Not wanting to brag, by my wife and I can pick out the best bottle of wine available at the nearby gas station with our eyes closed.

Well, maybe not closed, as we do have to make sure that it is the cheapest.

This has got a little more complicated since the local gas station started keeping the Cabernet and the Merlot in the cooler for our conveince.

As a tip, the $6 gas station bottle is far superior to the $4 Kroger bottle.

(BTW, my latest book, “After the Third Sip, It All Tastes the Same” is number 3 in Germany this week)

But then I kicked myself and said, gee whiz stupid, get with the program and come up with the good things of life.

Then I looked at the phrase again, appreciative of the good things in life.

It came to me that there is no definitive list of ‘the good things.’

Everyone’s list is different.

It is the appreciative part that is the key.

Much like how Alice Walker wrote in the Color Purple, “I think it pisses God off if you walk by the color purple in a field somewhere and don’t notice it.”

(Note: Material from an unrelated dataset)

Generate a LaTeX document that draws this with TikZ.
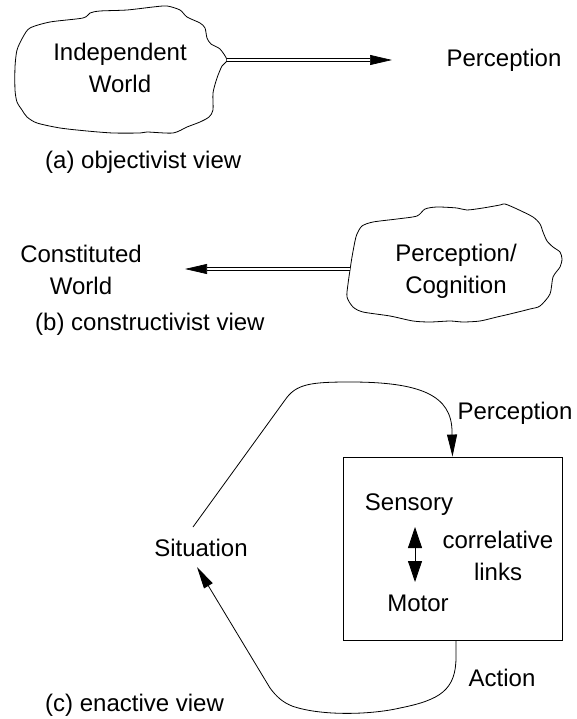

I am reminded of Carl Sandburg’s poem, Happiness:

I ASKED the professors who teach the meaning of life to tell
me what is happiness.
And I went to famous executives who boss the work of
thousands of men.
They all shook their heads and gave me a smile as though
I was trying to fool with them
And then one Sunday afternoon I wandered out along
the Desplaines river
And I saw a crowd of Hungarians under the trees with
their women and children and a keg of beer and an
accordion.

There are a lot of people in this world.

God put a lot of good things in this world.

I hope I can appreciate it.

Or as the wonderful Nora York sang, Thank you for my breath, my breathing.